Es indudable que con muchos de los representantes políticos actuales, que nacieron o eran menores de edad en los años de la Transición, no habrían sido posibles las cesiones cruzadas y el pragmatismo con que actuaron quienes la hicieron posible, poniendo por delante de lo que los idearios de sus partidos establecían, el interés supremo de nuestro país, dejándose no pocos jirones de las señas distintivas de su ideología. La diferencia entre aquel proceso y el que actualmente lleva al país al desencuentro y a la polarización permanentes es que entonces los representantes políticos se hacían eco de la exigencia social mayoritaria de hacer todo lo necesario para superar la división entre dos formas de entender España y en la actualidad, sucede lo contrario: son los políticos los que inspiran y radicalizan a la opinión pública, haciéndola partícipe y cómplice de su soberbia y de su convicción de que es posible, e incluso preferible, gobernar prescindiendo absolutamente de cualquier entendimiento con los adversarios. Deberían mirar lo que ha sucedido en el país vecino, Portugal: El partido ganador en las pasadas elecciones, Alianza Democrática, de centro derecha, ha pactado con el Partido Socialista para evitar tener que gobernar con la Chega, partido populista de extrema derecha. Lo que es simple utopía aquí se convierte bien cerca en un acuerdo que intenta aplicar medidas consensuadas por dos formas moderadas de interpretar la realidad nacional.

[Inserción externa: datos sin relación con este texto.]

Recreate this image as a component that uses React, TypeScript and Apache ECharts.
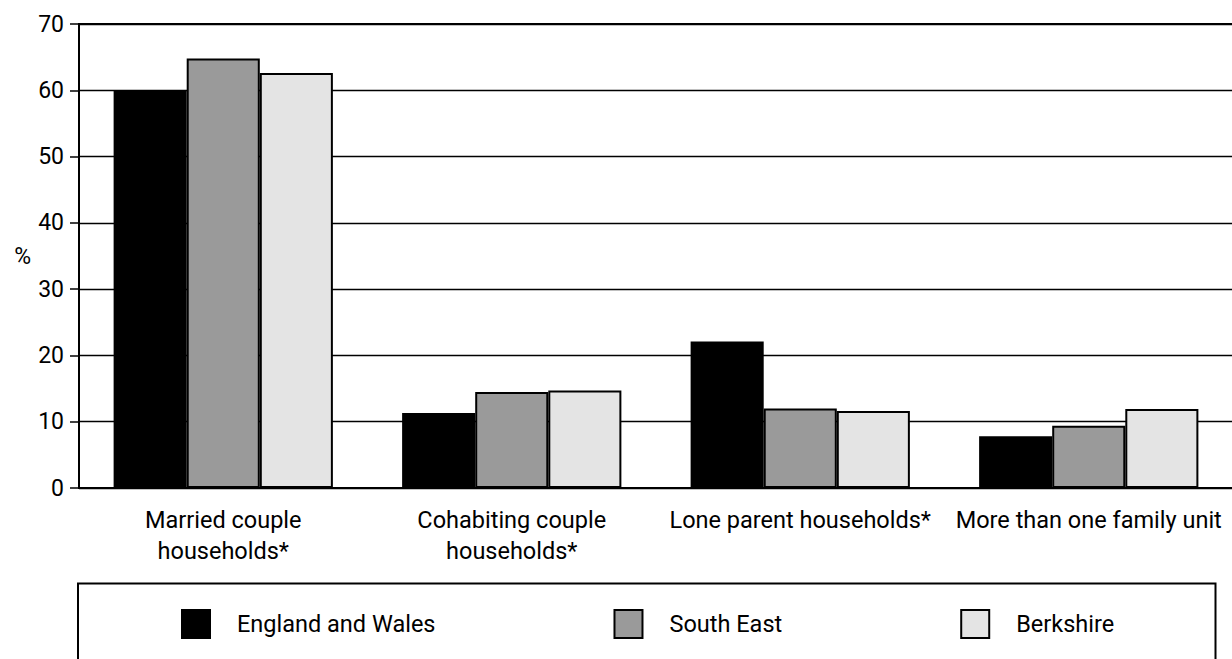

La anomalía descrita, lamentablemente, no es exclusiva de nuestro país, sino que afecta cada vez más, e incluso de forma más grave, a países poderosos de varios continentes: Los Estados Unidos de Trump y el Brasil de Bolsonaro son ejemplos extremos de la virulencia que pueden adquirir el fanatismo y la irracionalidad, elevados además a su máxima expresión por campañas de bulos y de manipulación política perfectamente planificadas.
Llegados hasta aquí, es lógico preguntarse qué extraños fenómenos mentales, psíquicos o ideológicos hacen posible que multitud de personas hayan decidido no cultivar criterio y discurso propios, optando por ser colonizadas por ideas de tan altos dogmatismo, visceralidad y fanatismo, y hasta qué punto han renunciado a discernir mínimamente, en el torbellino letal de sus prejuicios, en qué pueden estar equivocadas las posiciones que suscriben tan incondicionalmente y en qué acertadas las que rechazan de forma tan radical. Vista la seguridad pasmosa que sienten la mayoría de fuerzas políticas de que ese electorado fiel hasta la médula no los abandonará, hagan lo que hagan y digan lo que digan, ¿no sería razonable que nos preguntáramos por qué nos sentimos tan comprometidos con ellas y qué les debemos, puesto que no están dispuestas a realizar jamás una mínima autocrítica y las más de las veces solicitan el voto, no para desarrollar su programa, sino para evitar que los que ellos tildan de compendio de todos los males sean los elegidos por los ciudadanos? ¿Sería tan complicado aceptar que si el partido de nuestros amores pierde unas elecciones, no pasa nada, sino que, por el contrario, es una ocasión para que rehaga su programa y su estrategia, eliminando los errores que le han hecho dejar el poder y pueda convencer la próxima vez, de nuevo, a ciudadanos que le hubieran dado la espalda?
Señores políticos, siendo tan importante como es la acción y la representación políticas, ¿no se dan cuenta de la letal irresponsabilidad que supone que realicen cada día tanto esfuerzo para deslegitimarlas y para contribuir a que cada vez más ciudadanos den la espalda a la única actividad humana que puede mejorar sus condiciones de vida? Mientras tanto, sean conscientes de que no son los electores incondicionales, sino los que no tienen problema alguno con pasar a la abstención o a votar a otro partido, los que realmente deciden los cambios de gobierno.